Lessons in leadership

James Freericks, professor and director of graduate studies in physics at Georgetown University, says that 20 years ago, professional organizations were telling him that the universities were overproducing PhDs.

Freericks looked deeper and found that an imbalance had existed for decades. The supply of physics doctorates has far outpaced their academic demand as far back as the 1960s.

“To say the only reason you’re producing PhDs is for academics is a very narrow point of view,” Freericks says. “There are a lot of people who work in industry who are at—and really need to be at—the PhD level.”

Freericks now directs Georgetown’s Industrial Leadership in Physics program, organized in 2001. The program is expressly designed to train physics students to secure advanced positions in industry.

“You have to do a certain amount of problem-solving, a certain amount of head-scratching—and hitting your head against the wall...”

As with a traditional program, students engage in rigorous coursework and original research. But the program also blends in elements similar to those at Case Western and Kettering, such as courses in business and patent law and a yearlong apprenticeship in industry. An advisory committee of scientific leaders representing Lockheed Martin, IBM, BASF Corporation and other companies guides the program and provides mentorship.

The lengthy internships give students time to become fully immersed in the research and methods of a company. Ultimately, such apprenticeships prepare students to manage sophisticated scientific projects—including their significant budgets and groups of other scientists.

Academically industrial or industrially academic

What, then, is the right balance in physics education? Barbara Jones, a theoretical physicist at IBM and an ILP advisory committee member, advocates broad training that prepares students for work in industry as well as at a college or a national lab. She points out that the traditional classroom is not a complete failure in this regard.

“To get a PhD in physics, you have to do a certain amount of problem-solving, a certain amount of head-scratching—and hitting your head against the wall—that’s independent of any job,” Jones says. These skills translate, which is why classically trained physicists have been successfully obtaining and thriving in industry jobs for a long time, she says. 
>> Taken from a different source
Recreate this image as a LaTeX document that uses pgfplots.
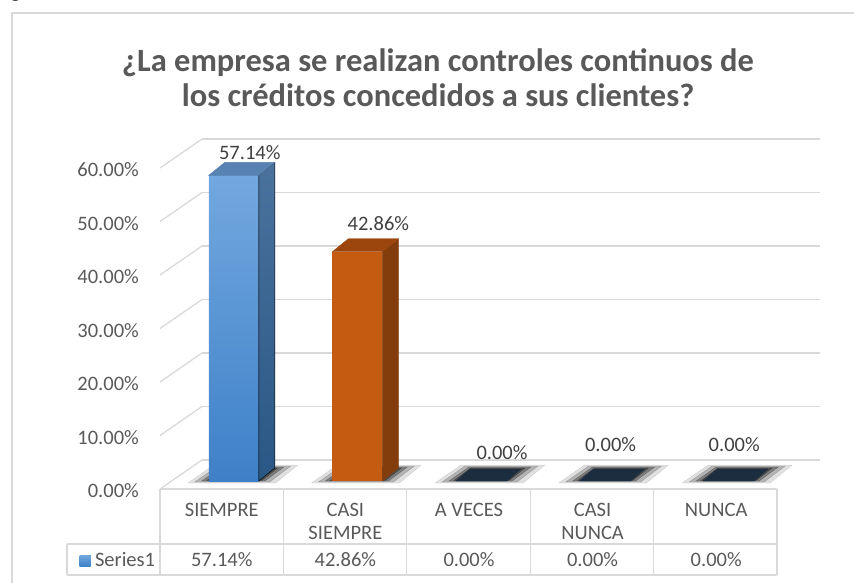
\documentclass[border=0pt]{standalone}
\usepackage{pgfplots}
\usepackage{pgfplotstable}
\pgfplotsset{compat=1.18}
\usepackage{fontspec}
\setmainfont{Carlito}

\definecolor{txt}{HTML}{595959}
\definecolor{lbl}{HTML}{404040}
\definecolor{gridc}{HTML}{D9D9D9}
\definecolor{bluefronttop}{HTML}{72A8DF}
\definecolor{bluefrontbot}{HTML}{3E80C8}
\definecolor{bluetop}{HTML}{5882B2}
\definecolor{bluesidetop}{HTML}{4A729D}
\definecolor{bluesidebot}{HTML}{2A5785}
\definecolor{orfront}{HTML}{C55A11}
\definecolor{ortop}{HTML}{9C460D}
\definecolor{orside}{HTML}{833C0B}
\definecolor{navy}{HTML}{1C2D40}

\pgfplotstableread{
x v
0 57.14
1 42.86
2 0
3 0
4 0
}\datatable

\pgfdeclareplotmark{facesblue}{%
  \pgfmathsetmacro\hh{\ry*5.35}%
  \fill[top color=bluesidetop,bottom color=bluesidebot] (25pt,0pt) -- (41pt,13pt) -- (41pt,13pt-\hh pt) -- (25pt,-\hh pt) -- cycle;
  \fill[bluetop] (-25pt,0pt) -- (25pt,0pt) -- (41pt,13pt) -- (-9pt,13pt) -- cycle;
}
\pgfdeclareplotmark{facesorange}{%
  \pgfmathsetmacro\hh{\ry*5.35}%
  \fill[orside] (25pt,0pt) -- (41pt,13pt) -- (41pt,13pt-\hh pt) -- (25pt,-\hh pt) -- cycle;
  \fill[ortop] (-25pt,0pt) -- (25pt,0pt) -- (41pt,13pt) -- (-9pt,13pt) -- cycle;
}
\pgfdeclareplotmark{navytop}{%
  \fill[navy] (-25pt,0pt) -- (26pt,0pt) -- (40pt,12pt) -- (-11pt,12pt) -- cycle;
}
\pgfdeclareplotmark{shadow}{%
  \fill[black,opacity=0.12] (-46pt,-2pt) -- (42pt,-2pt) -- (64pt,16pt) -- (-20pt,16pt) -- cycle;
  \fill[black,opacity=0.20] (-39pt,-1pt) -- (36pt,-1pt) -- (57pt,15pt) -- (-16pt,15pt) -- cycle;
  \fill[black,opacity=0.30] (-32pt,0pt) -- (31pt,0pt) -- (50pt,14pt) -- (-12pt,14pt) -- cycle;
  \fill[black,opacity=0.35] (-27pt,0.5pt) -- (28pt,0.5pt) -- (44pt,13pt) -- (-10pt,13pt) -- cycle;
}

\pgfplotsset{
  frontplane/.style={
    at={(172pt,101pt)}, anchor=south west,
    scale only axis, width=618pt, height=321pt,
    xmin=-0.5, xmax=4.5, ymin=0, ymax=60,
    clip=false,
  },
}

\begin{document}
\begin{tikzpicture}[x=1pt,y=1pt]
% outer frame
\draw[gridc, line width=1.5pt] (12,-20) -- (12,569) -- (900,569);
\node[anchor=base, inner sep=0pt, font=\fontsize{22}{22}\selectfont\bfseries] at (15.5,584) {g};
% title
\node[align=center, text=txt, font=\fontsize{32.5}{35}\selectfont\bfseries] at (438,504.5)
  {¿La empresa se realizan controles continuos de\\los créditos concedidos a sus clientes?};

% floor shadows (drawn first, beneath everything)
\begin{axis}[frontplane, hide axis]
\addplot[only marks, mark=shadow] table[x=x, y expr=0] \datatable;
\end{axis}

\begin{axis}[
  frontplane,
  axis line style={draw=none},
  major tick length=0pt,
  tick style={draw=none},
  ytick={0,10,...,60},
  yticklabels={0.00\%,10.00\%,20.00\%,30.00\%,40.00\%,50.00\%,60.00\%},
  yticklabel style={font=\fontsize{20.5}{24}\selectfont, text=txt, anchor=east, inner sep=0pt, xshift=-33pt, yshift=-10pt},
  xtick={0,1,2,3,4},
  xticklabels={SIEMPRE,{CASI\\SIEMPRE},A VECES,{CASI\\NUNCA},NUNCA},
  xticklabel style={font=\fontsize{20.5}{23}\selectfont, text=txt, align=center, anchor=north, inner sep=0pt, xshift=-12pt, yshift=-22pt},
  extra x ticks={0,1,2,3,4},
  extra x tick labels={57.14\%,42.86\%,0.00\%,0.00\%,0.00\%},
  extra x tick style={xticklabel style={yshift=-49pt}},
  ymajorgrids,
  major grid style={draw=gridc, line width=1.3pt, xshift=30pt, yshift=21pt},
  /pgf/number format/assume math mode=true,
  legend style={at={(axis description cs:-0.150,-0.248)}, anchor=west, draw=none, fill=none, inner sep=0pt,
    font=\fontsize{20.5}{24}\selectfont, text=txt},
  nodes near coords style={font=\fontsize{20.5}{24}\selectfont, text=lbl, anchor=center, inner sep=0pt},
]
% left wall diagonals
\pgfplotsinvokeforeach{0,10,20,30,40,50,60}{
  \draw[gridc, line width=1.3pt] ([shift={(-12pt,-8pt)}]axis cs:-0.5,#1) -- ([shift={(30pt,21pt)}]axis cs:-0.5,#1);
}

% SIEMPRE
\addplot[ybar, bar width=50pt, bar shift=0pt, draw=none, top color=bluefronttop, bottom color=bluefrontbot,
  skip coords between index={1}{5},
  point meta=y,
  nodes near coords={\pgfmathprintnumber[fixed,fixed zerofill,precision=2]{\pgfplotspointmeta}\%},
  every node near coord/.append style={xshift=16pt, yshift=23pt},
  legend image code/.code={\fill[bluefrontbot] (0pt,-5.5pt) rectangle (11pt,5.5pt); \path (13.5pt,0pt);}
] table[x=x, y=v] \datatable;
\addlegendentry{Series1}
\addplot[only marks, mark=facesblue, visualization depends on={\thisrow{v} \as \ry},
  skip coords between index={1}{5}, forget plot] table[x=x, y=v] \datatable;

% CASI SIEMPRE
\addplot[ybar, bar width=50pt, bar shift=0pt, draw=none, fill=orfront,
  skip coords between index={0}{1}, skip coords between index={2}{5},
  point meta=y,
  nodes near coords={\pgfmathprintnumber[fixed,fixed zerofill,precision=2]{\pgfplotspointmeta}\%},
  every node near coord/.append style={xshift=21pt, yshift=28pt}, forget plot
] table[x=x, y=v] \datatable;
\addplot[only marks, mark=facesorange, visualization depends on={\thisrow{v} \as \ry},
  skip coords between index={0}{1}, skip coords between index={2}{5}, forget plot] table[x=x, y=v] \datatable;

% A VECES
\addplot[only marks, mark=navytop,
  skip coords between index={0}{2}, skip coords between index={3}{5},
  point meta=y,
  nodes near coords={\pgfmathprintnumber[fixed,fixed zerofill,precision=2]{\pgfplotspointmeta}\%},
  every node near coord/.append style={xshift=21pt, yshift=28pt}, forget plot
] table[x=x, y=v] \datatable;
% CASI NUNCA, NUNCA
\addplot[only marks, mark=navytop,
  skip coords between index={0}{3},
  point meta=y,
  nodes near coords={\pgfmathprintnumber[fixed,fixed zerofill,precision=2]{\pgfplotspointmeta}\%},
  every node near coord/.append style={xshift=6pt, yshift=36pt}, forget plot
] table[x=x, y=v] \datatable;
\end{axis}

% data table grid
\begin{scope}[gridc, line width=1.3pt]
\draw (160,93) -- (777,93);
\draw (67,38) -- (777,38);
\draw (67,7) -- (777,7);
\foreach \xx in {160,283.4,406.8,530.2,653.6,777} \draw (\xx,93) -- (\xx,7);
\draw (67,38) -- (67,7);
\end{scope}

\pgfresetboundingbox
\useasboundingbox (0,0) rectangle (854,582);
\end{tikzpicture}
\end{document}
But “students even at more traditional programs can take a pointer from these programs and see about arranging for industrial internships for themselves.”

Perhaps the greatest value of programs such as these, Jones suggests, is giving students options.

Bailey agrees. She eventually completed a PhD in nuclear physics and now serves as the careers program manager at the American Physical Society. She organizes resources to help students navigate the many paths of being a physicist, including a new program now in its pilot stage, APS Industry Mentoring for Physicists (IMPact). The program connects early-career physicists with other physicists working in industry. 

Bailey’s job also frequently involves giving talks on pursuing physics as a career. She tells students, “Your career will not always take you where you expect. But you can always find a way to do the things you love.”